Supplied information >>
_ _ _ _ _
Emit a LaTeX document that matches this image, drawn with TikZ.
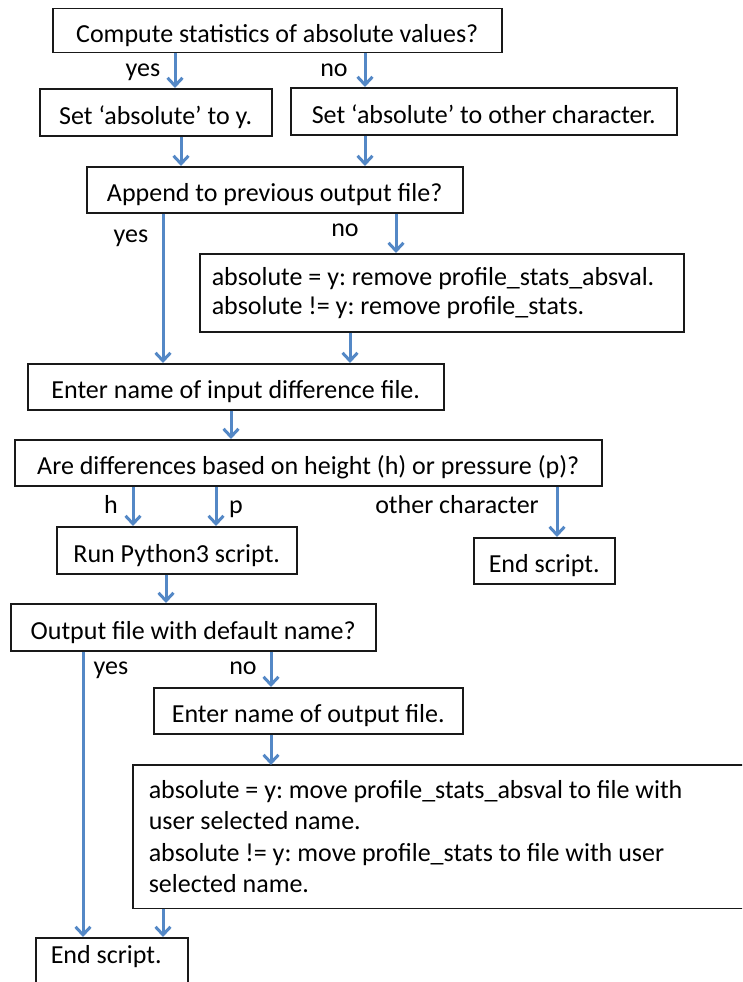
_ _ _ _ _
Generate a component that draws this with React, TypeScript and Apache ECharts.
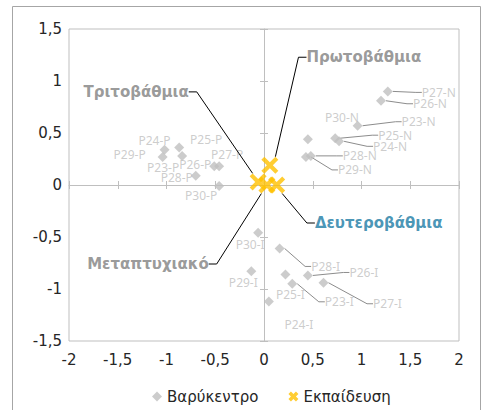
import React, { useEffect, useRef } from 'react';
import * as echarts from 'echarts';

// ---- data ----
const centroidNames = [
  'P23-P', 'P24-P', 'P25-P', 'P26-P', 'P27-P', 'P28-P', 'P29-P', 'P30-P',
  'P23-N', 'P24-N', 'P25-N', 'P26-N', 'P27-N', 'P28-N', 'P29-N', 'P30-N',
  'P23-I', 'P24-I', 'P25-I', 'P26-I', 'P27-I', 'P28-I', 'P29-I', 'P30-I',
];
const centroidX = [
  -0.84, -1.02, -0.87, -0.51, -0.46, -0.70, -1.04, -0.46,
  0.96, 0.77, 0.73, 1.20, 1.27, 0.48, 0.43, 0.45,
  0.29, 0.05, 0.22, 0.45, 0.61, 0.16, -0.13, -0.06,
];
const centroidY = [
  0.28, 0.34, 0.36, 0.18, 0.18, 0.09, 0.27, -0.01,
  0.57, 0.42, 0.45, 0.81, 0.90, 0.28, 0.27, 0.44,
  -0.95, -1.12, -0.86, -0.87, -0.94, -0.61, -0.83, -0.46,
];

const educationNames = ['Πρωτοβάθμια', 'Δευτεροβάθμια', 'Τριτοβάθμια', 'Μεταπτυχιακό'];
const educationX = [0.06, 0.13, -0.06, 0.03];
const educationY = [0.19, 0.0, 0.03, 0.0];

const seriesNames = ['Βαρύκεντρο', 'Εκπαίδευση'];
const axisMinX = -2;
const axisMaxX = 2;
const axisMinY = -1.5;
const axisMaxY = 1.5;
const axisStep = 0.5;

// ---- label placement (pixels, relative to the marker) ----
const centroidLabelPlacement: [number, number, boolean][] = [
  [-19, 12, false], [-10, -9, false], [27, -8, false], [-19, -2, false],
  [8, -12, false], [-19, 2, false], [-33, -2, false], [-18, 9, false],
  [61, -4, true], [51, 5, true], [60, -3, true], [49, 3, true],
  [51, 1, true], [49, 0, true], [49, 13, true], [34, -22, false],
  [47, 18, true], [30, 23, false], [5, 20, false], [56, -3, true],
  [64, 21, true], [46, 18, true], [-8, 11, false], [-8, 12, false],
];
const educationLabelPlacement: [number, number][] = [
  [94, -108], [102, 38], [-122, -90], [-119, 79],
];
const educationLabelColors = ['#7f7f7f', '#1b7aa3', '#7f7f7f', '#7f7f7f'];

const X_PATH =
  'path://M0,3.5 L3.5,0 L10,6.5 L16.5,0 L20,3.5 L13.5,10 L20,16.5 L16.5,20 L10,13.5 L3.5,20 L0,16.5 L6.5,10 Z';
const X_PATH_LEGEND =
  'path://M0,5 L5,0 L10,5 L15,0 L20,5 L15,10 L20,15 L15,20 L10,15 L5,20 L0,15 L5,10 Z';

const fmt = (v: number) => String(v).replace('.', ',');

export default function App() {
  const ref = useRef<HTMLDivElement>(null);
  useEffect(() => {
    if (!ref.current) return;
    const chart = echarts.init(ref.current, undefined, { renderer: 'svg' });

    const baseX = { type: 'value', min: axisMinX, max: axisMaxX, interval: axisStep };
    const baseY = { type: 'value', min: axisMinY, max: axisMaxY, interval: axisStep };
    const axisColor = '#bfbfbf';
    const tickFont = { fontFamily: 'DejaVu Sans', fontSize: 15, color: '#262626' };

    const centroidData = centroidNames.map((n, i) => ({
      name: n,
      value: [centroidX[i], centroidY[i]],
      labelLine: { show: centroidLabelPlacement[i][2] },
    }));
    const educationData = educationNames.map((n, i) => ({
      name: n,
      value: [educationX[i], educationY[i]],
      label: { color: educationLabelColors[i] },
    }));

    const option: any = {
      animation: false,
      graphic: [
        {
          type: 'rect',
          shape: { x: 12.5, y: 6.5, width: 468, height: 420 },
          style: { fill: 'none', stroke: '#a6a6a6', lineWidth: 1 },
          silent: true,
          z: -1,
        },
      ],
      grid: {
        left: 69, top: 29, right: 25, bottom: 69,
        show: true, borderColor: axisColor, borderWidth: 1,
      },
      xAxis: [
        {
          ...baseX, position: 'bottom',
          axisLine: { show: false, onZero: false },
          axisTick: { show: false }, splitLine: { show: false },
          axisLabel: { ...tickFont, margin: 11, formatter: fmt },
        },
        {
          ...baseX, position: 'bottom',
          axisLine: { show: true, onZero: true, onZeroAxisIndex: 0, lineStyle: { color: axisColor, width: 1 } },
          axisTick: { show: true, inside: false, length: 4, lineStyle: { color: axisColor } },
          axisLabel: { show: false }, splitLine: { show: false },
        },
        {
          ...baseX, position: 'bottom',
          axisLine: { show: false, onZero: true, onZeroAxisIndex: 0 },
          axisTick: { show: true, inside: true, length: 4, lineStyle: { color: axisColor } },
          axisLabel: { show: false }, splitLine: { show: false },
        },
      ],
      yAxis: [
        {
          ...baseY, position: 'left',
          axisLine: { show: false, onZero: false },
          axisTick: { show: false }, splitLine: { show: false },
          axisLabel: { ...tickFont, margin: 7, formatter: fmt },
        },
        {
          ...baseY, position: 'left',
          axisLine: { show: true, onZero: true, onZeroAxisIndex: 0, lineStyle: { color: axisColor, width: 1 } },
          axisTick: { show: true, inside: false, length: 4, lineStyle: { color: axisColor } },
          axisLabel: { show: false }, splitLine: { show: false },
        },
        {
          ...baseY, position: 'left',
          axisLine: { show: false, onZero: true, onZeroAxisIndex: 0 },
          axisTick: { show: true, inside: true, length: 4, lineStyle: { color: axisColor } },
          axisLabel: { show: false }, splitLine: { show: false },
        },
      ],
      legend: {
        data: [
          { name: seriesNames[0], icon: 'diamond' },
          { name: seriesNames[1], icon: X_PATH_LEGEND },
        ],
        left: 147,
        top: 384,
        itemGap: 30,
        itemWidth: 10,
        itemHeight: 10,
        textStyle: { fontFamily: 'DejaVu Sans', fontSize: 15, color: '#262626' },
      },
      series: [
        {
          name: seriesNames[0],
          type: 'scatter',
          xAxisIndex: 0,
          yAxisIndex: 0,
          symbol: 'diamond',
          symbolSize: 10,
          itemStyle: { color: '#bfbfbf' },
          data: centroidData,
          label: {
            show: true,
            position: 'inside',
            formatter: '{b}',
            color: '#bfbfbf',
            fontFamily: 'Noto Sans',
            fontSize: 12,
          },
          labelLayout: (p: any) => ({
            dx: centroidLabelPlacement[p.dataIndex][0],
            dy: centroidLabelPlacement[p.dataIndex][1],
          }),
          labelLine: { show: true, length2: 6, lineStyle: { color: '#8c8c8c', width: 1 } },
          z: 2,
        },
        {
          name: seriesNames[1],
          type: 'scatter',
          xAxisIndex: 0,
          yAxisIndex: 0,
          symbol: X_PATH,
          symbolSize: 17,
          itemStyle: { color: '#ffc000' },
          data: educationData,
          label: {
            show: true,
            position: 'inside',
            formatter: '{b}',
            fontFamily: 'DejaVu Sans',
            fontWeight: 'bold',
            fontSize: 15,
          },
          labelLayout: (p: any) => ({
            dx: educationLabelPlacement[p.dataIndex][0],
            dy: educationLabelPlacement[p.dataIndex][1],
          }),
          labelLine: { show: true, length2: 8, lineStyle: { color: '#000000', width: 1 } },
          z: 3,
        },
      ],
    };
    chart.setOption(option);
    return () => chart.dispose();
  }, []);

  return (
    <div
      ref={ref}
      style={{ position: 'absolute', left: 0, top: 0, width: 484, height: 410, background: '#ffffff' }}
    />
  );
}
_ _ _ _ _
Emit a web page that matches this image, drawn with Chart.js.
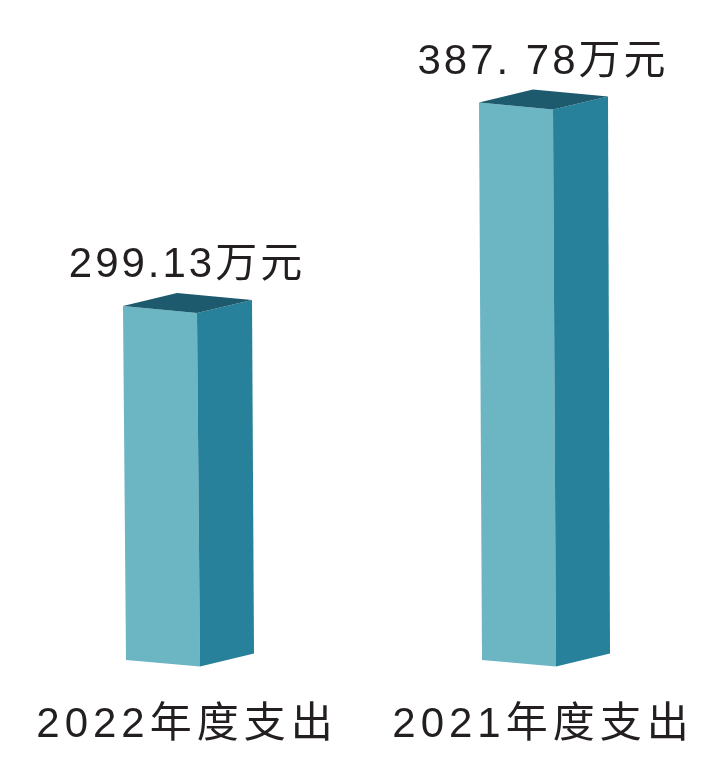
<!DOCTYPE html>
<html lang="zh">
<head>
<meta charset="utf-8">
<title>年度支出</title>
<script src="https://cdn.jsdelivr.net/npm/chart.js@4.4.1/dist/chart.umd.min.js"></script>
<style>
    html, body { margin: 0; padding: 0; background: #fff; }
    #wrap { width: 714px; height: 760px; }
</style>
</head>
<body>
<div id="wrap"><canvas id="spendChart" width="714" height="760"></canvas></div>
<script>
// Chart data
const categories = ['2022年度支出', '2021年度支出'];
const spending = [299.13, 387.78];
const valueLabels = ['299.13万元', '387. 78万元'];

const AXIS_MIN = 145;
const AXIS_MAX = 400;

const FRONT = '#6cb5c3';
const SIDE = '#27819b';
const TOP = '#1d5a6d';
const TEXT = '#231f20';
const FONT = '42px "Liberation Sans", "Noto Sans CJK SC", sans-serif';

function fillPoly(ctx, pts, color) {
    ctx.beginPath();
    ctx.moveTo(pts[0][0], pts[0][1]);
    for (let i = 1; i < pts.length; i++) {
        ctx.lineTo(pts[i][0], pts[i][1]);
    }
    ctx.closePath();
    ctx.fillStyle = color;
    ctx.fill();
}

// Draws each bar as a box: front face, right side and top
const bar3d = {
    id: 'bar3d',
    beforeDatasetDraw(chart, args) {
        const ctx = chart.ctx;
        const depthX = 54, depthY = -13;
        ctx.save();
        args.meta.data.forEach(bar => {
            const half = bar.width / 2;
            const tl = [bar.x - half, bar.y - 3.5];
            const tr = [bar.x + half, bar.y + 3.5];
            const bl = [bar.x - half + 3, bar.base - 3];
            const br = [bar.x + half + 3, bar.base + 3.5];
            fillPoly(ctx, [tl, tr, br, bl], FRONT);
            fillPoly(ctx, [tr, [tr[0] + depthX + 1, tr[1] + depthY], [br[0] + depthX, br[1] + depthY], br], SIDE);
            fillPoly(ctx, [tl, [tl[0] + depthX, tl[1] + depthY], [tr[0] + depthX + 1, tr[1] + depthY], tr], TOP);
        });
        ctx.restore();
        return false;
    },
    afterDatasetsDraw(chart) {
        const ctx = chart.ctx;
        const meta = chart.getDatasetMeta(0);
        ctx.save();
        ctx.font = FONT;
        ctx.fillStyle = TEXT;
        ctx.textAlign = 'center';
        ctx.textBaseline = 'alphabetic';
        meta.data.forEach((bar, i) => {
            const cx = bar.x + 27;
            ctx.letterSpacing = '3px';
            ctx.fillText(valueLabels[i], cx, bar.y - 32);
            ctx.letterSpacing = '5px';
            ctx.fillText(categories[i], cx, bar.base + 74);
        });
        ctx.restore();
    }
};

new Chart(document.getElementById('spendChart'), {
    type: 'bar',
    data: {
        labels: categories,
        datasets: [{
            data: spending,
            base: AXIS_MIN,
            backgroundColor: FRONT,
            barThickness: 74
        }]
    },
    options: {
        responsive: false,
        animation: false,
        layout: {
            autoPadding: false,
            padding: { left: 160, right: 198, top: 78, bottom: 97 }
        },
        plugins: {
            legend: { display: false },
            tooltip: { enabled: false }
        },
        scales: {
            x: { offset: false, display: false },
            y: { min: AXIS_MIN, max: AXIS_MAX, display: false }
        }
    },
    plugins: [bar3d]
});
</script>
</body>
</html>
_ _ _ _ _
Directions >> Give again, exactly as written, only the lines that start at the one with "Generate a component" and end at the one with "import * as echarts from 'echarts';", both included. Skip any pictures.

Full answer >>
Generate a component that draws this with React, TypeScript and Apache ECharts.
import React, { useEffect, useRef } from 'react';
import * as echarts from 'echarts';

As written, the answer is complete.